AUGUSTA — For a few minutes Sunday, a group of former Cony High School basketball players drifted back in time to a magical season that 40 years to the day culminated in the team’s most important victory and a New England championship.

Eleven of the 14 players on the 1978 team as well as assistant coach Rusty Atwood attended the event put on by the Kennebec Historical Society. The players, now all in their late ’50s, swapped stories from that season and their high school days at the event and at an informal breakfast beforehand.

Considering the team captured a state title as well as an improbable New England championship, basketball rarely came up in conversation.

“It was just all about the shenanigans,” said Gary Towle, now a member of the Maine Basketball Hall of Fame.

Basketball did come up, though, as members of the community involved with the team spoke of the season, the team and its impact on the school and city. Former radio announcer Don Roberts kicked off the event with a re-creation of the final eight seconds of Cony’s semifinal 75-74 win against Central High of Providence, Rhode Island, a team that had won seven straight state titles along with a New England title in 1975.

Roberts admitted to listening to the LP record his radio station produced of the game — there were several copies on hand — prior to the event. Those eight seconds began with Steve O’Brien inbounding the ball to Towle, who sustained a cut over his eye while dribbling through Central defenders.


“Are we watching a football game or a basketball game,” Roberts told the audience.

Towle passed the ball to Rams center Ray Felt, who with a long left-handed shot laid the ball in as the buzzer sounded.

“That was Towle’s only assist of the year, joked one of his teammates.

Towle averaged nearly 30 points a game that season and set the tone for the team’s wide open run-and-gun style of play. He patterned his game after players like Pete Maravich and Ernie Digregorio, dribbling between his legs and throwing behind the back passes long before those skills were common on Maine hard courts.

“Gary had had the opportunity to play against New York City kids at Pine Tree Camp that had city type games and he kind of liked that,” Atwood said. “Your horizons expand a little bit and he saw Ernie D and he saw Pete and he said this is who I am and how I like to play and that’s what he did.”

That style spread throughout the team, which included a starting five of Towle, Steve Busque, Felt, Steve and Scott O’Brien.


“We ran the floor,” Towle said. “It was just a running game. Then when we had to get in the halfcourt, we had good balance. We were dribble driving before the dribble drive and kick was popular.”

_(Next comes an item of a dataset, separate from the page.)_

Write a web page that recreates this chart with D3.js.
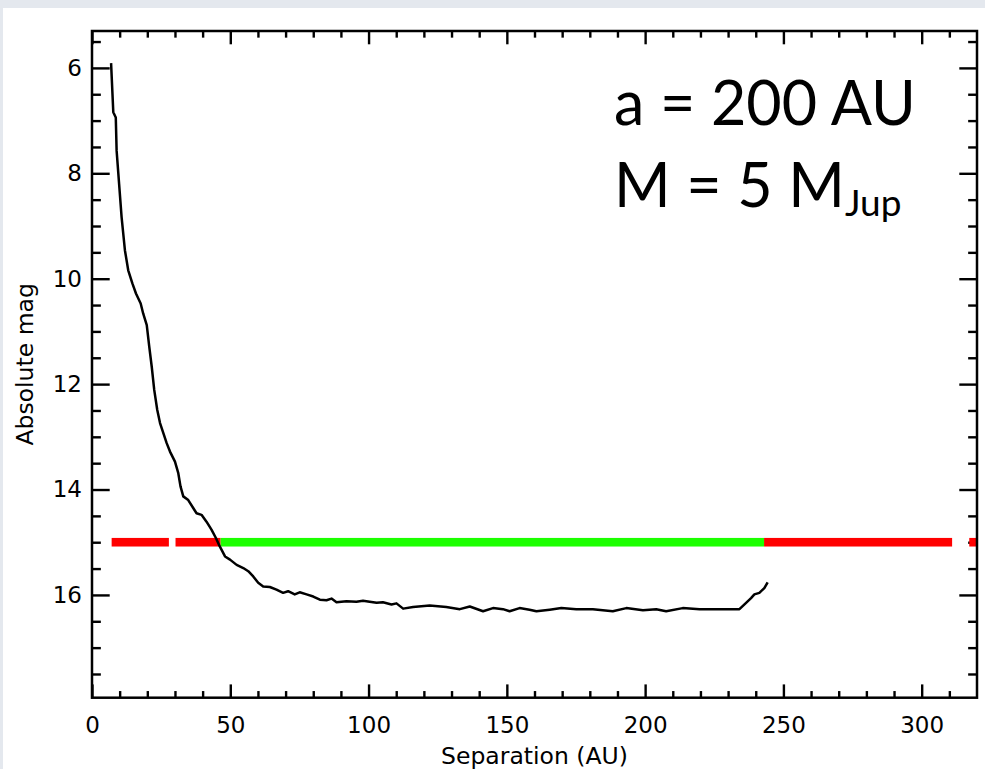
<!DOCTYPE html>
<html>
<head>
<meta charset="utf-8">
<script src="https://cdn.jsdelivr.net/npm/d3@7"></script>
<style>
  html, body { margin: 0; padding: 0; background: #e4e8ee; }
  svg { display: block; }
  .tick text { font-family: "DejaVu Sans", sans-serif; font-size: 23px; fill: #000; }
  .tick line { stroke: #000; stroke-width: 2.4; }
  .title { font-family: "DejaVu Sans", sans-serif; font-size: 23.5px; fill: #000; }
  .note { font-family: Lato, "Open Sans", sans-serif; fill: #000; }
</style>
</head>
<body>
<div id="chart"></div>
<script>
// separation (AU) and absolute magnitude of the curve
const sepAU = [6.9, 7.7, 8.6, 8.9, 9.8, 10.7, 11.9, 13.1, 14.6, 15.9, 17.6, 18.5, 19.8, 20.7, 21.6, 22.5,
  23.6, 24.6, 25.8, 27.0, 28.2, 30.0, 31.2, 32.0, 33.0, 34.8, 36.6, 37.8, 39.6, 41.4, 43.2, 44.8,
  46.2, 48.1, 49.9, 52.3, 54.7, 56.5, 58.3, 60.1, 61.9, 64.3, 66.7, 69.1, 70.9, 73.3, 75.1, 77.6,
  80.0, 82.4, 84.8, 86.6, 88.4, 92.0, 95.6, 98.0, 100.4, 102.9, 105.2, 108.3, 110.1, 112.5, 116.1,
  122.1, 128.1, 133.0, 136.6, 141.4, 145.0, 148.6, 151.0, 154.6, 158.2, 160.7, 165.5, 169.7, 175.1,
  181.1, 188.3, 193.2, 199.2, 204.0, 207.6, 213.6, 219.7, 225.7, 234.1, 236.5, 238.3, 239.5, 241.3,
  243.1, 244.3];
const absMag = [5.91, 6.84, 6.94, 7.57, 8.20, 8.83, 9.46, 9.84, 10.09, 10.28, 10.47, 10.66, 10.88, 11.29, 11.67, 12.11,
  12.49, 12.74, 12.93, 13.12, 13.28, 13.47, 13.69, 13.94, 14.13, 14.20, 14.35, 14.45, 14.48, 14.61, 14.76, 14.92,
  15.08, 15.27, 15.33, 15.43, 15.49, 15.55, 15.65, 15.77, 15.84, 15.85, 15.90, 15.96, 15.93, 15.99, 15.95, 15.99,
  16.03, 16.09, 16.10, 16.07, 16.14, 16.12, 16.13, 16.11, 16.13, 16.15, 16.14, 16.18, 16.16, 16.26, 16.23,
  16.20, 16.23, 16.27, 16.22, 16.31, 16.25, 16.27, 16.31, 16.25, 16.28, 16.31, 16.28, 16.25, 16.27,
  16.27, 16.31, 16.25, 16.29, 16.27, 16.31, 16.25, 16.27, 16.27, 16.27, 16.15, 16.06, 15.99, 15.96,
  15.87, 15.76];

// horizontal band at mag 15: separation ranges in red and green
const bandMag = 15;
const redRanges = [[7.1, 27.8], [30.2, 46.5], [243, 311], [317.2, 320]];
const greenRanges = [[46.5, 243]];

const xTicks = [0, 50, 100, 150, 200, 250, 300];
const xMinor = d3.range(10, 320, 10).filter((v) => v % 50 !== 0);
const yTicks = [6, 8, 10, 12, 14, 16];
const yMinor = d3.range(5.5, 18, 0.5).filter((v) => v % 2 !== 0);

const W = 985, H = 769;
const L = 92, R = 977, T = 31, B = 697.7;

const svg = d3.select("#chart").append("svg").attr("width", W).attr("height", H);
svg.append("rect").attr("width", W).attr("height", H).attr("fill", "#e4e8ee");
svg.append("rect").attr("x", 3).attr("y", 8).attr("width", W - 3).attr("height", H - 8).attr("fill", "#fff");

const x = d3.scaleLinear().domain([0, 320]).range([L, R]);
const y = d3.scaleLinear().domain([5.3, 17.95]).range([T, B]);

const tx = 13.3, ty = 17.7; // tick lengths

function axis(gen, scale, vals, len, labels, pad) {
  return gen(scale).tickValues(vals).tickSize(-len).tickSizeOuter(0)
    .tickPadding(pad || 0).tickFormat(labels ? d3.format("d") : () => "");
}

const axes = svg.append("g");
// major + minor ticks on all four sides
axes.append("g").attr("transform", `translate(0,${B})`).call(axis(d3.axisBottom, x, xTicks, tx, true, 19));
axes.append("g").attr("transform", `translate(0,${B})`).call(axis(d3.axisBottom, x, xMinor, tx / 2));
axes.append("g").attr("transform", `translate(0,${T})`).call(axis(d3.axisTop, x, xTicks, tx));
axes.append("g").attr("transform", `translate(0,${T})`).call(axis(d3.axisTop, x, xMinor, tx / 2));
axes.append("g").attr("transform", `translate(${L},0)`).call(axis(d3.axisLeft, y, yTicks, ty, true, 10));
axes.append("g").attr("transform", `translate(${L},0)`).call(axis(d3.axisLeft, y, yMinor, ty / 2));
axes.append("g").attr("transform", `translate(${R},0)`).call(axis(d3.axisRight, y, yTicks, ty));
axes.append("g").attr("transform", `translate(${R},0)`).call(axis(d3.axisRight, y, yMinor, ty / 2));
axes.selectAll(".domain").remove();
axes.selectAll(".tick text").attr("fill", "#000");

// band
const bandH = 8.6;
const band = svg.append("g");
const seg = (ranges, color) => band.append("g").selectAll("rect").data(ranges).join("rect")
  .attr("x", (d) => x(d[0]))
  .attr("width", (d) => x(Math.min(d[1], 320)) - x(d[0]))
  .attr("y", y(bandMag) - bandH / 2)
  .attr("height", bandH)
  .attr("fill", color);
seg(redRanges, "#ff0000");
seg(greenRanges, "#1cff00");

// curve
const pts = sepAU.map((s, i) => [s, absMag[i]]);
svg.append("path")
  .datum(pts)
  .attr("fill", "none")
  .attr("stroke", "#000")
  .attr("stroke-width", 2.5)
  .attr("stroke-linejoin", "round")
  .attr("d", d3.line().x((d) => x(d[0])).y((d) => y(d[1])));

// frame
svg.append("rect")
  .attr("x", L).attr("y", T).attr("width", R - L).attr("height", B - T)
  .attr("fill", "none").attr("stroke", "#000").attr("stroke-width", 2.5);

// axis titles
svg.append("text").attr("class", "title")
  .attr("x", (L + R) / 2).attr("y", 764).attr("text-anchor", "middle")
  .text("Separation (AU)");
svg.append("text").attr("class", "title")
  .attr("transform", `translate(33,${(T + B) / 2}) rotate(-90)`)
  .attr("text-anchor", "middle")
  .text("Absolute mag");

// annotation
const note = svg.append("g").attr("class", "note");
note.append("text").attr("x", 614).attr("y", 125).attr("font-size", 61).text("a = 200 AU");
const t2 = note.append("text").attr("x", 614).attr("y", 207).attr("font-size", 61);
t2.append("tspan").text("M = 5 M");
t2.append("tspan").attr("font-size", 37).attr("dy", 9).text("Jup");
</script>
</body>
</html>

The event wasn’t about Towle, though, one of the reasons he said he was attracted to it.

“I was very excited about this because it involved the entire team,” he said. “Because everybody put in a lot of work to get to the state championship and the New England championship.”

Cony defeated Windsor, Vermont, the night following the Providence win to capture the title played in Durham, New Hampshire, on the University of New Hampshire campus. The Rams earlier defeated a strong South Portland team for the state championship. South Portland breezed to the state title a year later and lobbied hard for a shot at the New Englands which were abandoned after that season.

Sunday’s event was the brainchild of Tom Field, a freshman at Cony in 1978 who is writing a book about the team and that season.

“It’s something I’ve thought about for a lot of years just because I realized this ’78 team was unique,” Field said. “I recorded a lot of games at the school for State Cable TV so I got into it. Since leaving Augusta . . . I realized it was a significant piece of Augusta history that I wanted to write about as a way to give something back to the community.”


Players in attendance included Towle, Busque, Felt, Steve O’Brien, Mark Sutton, Ralph Colfer, Doug Drummond, John Fitts, Dave Gallagher, Tony Seymour and Kirk Cooper. Scott O’Brien and Dana Colwill were unable to attend while John Doiron passed way several years ago. Assistant coach Bob Fairbrother was also unable to attend as was head coach Dave Pound, who sent a letter to the team read aloud by Atwood.

Members of state championship teams past also spoke, including Sen. Roger Katz, a member of the 1966 state championship team who said making that team was one of the highlights of his life. Cony athletic director Paul Vachon and Mayor Dave Rollins, both of whom played on the 1973 state title team, also spoke.

“I was just happy to have had a hand in it,” Rollins said of the ’78 team’s success. Rollins and Vachon were among Cony alums who helped teach the ’78 team in their formative years and sometimes taught them lessons on the court as well.

Vachon presented each of the team members with memorial plaques taken from the old Cony gymnasium floor.

“They were just a wonderfully matched group,” Atwood said. “They seemed to like each other. They just knew where the ball needed to be and what needed to happen.”